When, on my birthday, you gave me a pair of stockings which you had bought from the prison store, as a present – the best thing that one could buy from there – how delighted, yet how grieved I became! How hard I embraced it, kissed it, and decided never to wear it, so it wouldn’t wear out! That day reminded me of my previous year’s birthday, when you, in spite of a severe back ache, arranged for my birthday party… and the thought of this made my heart ache.
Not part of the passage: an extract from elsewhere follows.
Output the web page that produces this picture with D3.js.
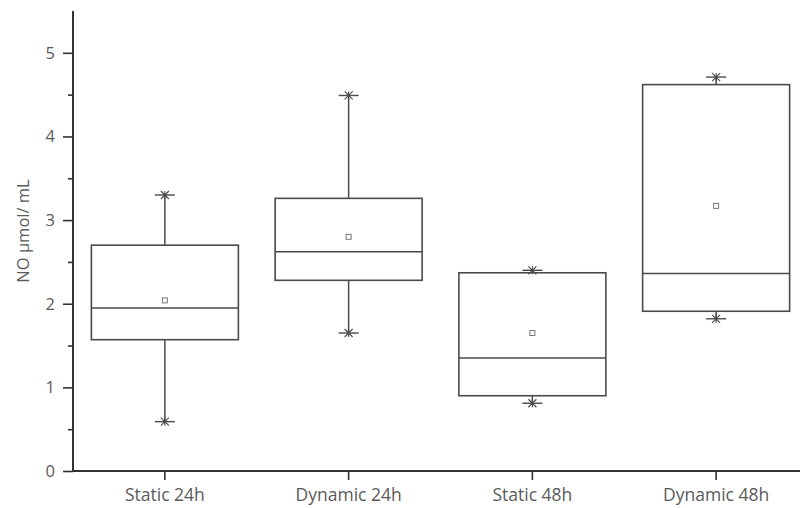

How delighted I was looking at the carrot plant – a plant you had grown in your prison-cell, which you gave as a present to my little sister, Taraneh, on her birthday! This plant stood for me as a symbol of you. When I was lonely, I would go and cuddle it, talk to it, caress it, and kiss it – I would feel it was you standing before me. How sorrowful and grief-stricken I became when it withered! I would rush to tie its tiny branches together with a green ribbon – perchance it would be revived again – as if I was taking care of you.
What a day it was for me on the festival of Ridvan [the Persian New Year], when you gave me a gift – I felt I had been given the whole world, and I showed off my gift to all my friends with utter pride.
What a night it was for me… the night I could not go to sleep – I started reading all the e-mails you had previously sent me, as tears poured down my cheeks, and how much I wished to receive just one more e-mail from you again.
All of these memories as well as hundreds of days have come to pass, each carrying myriads of large and small, good and bad recollections of my experience – yet God knows that during this whole year I never wished, if it was not His Will, for you to return home to us… I always whispered this poem to myself:
“I would not relinquish my pain for You in vain…
-will not give up my love for the Beloved till slain.
My keepsake from my Beloved is my pain…
-would not trade for a myriad cures this pain.” (Rumi)
This is what befell me over the past year; God only knows what befell you, dear Mom!!!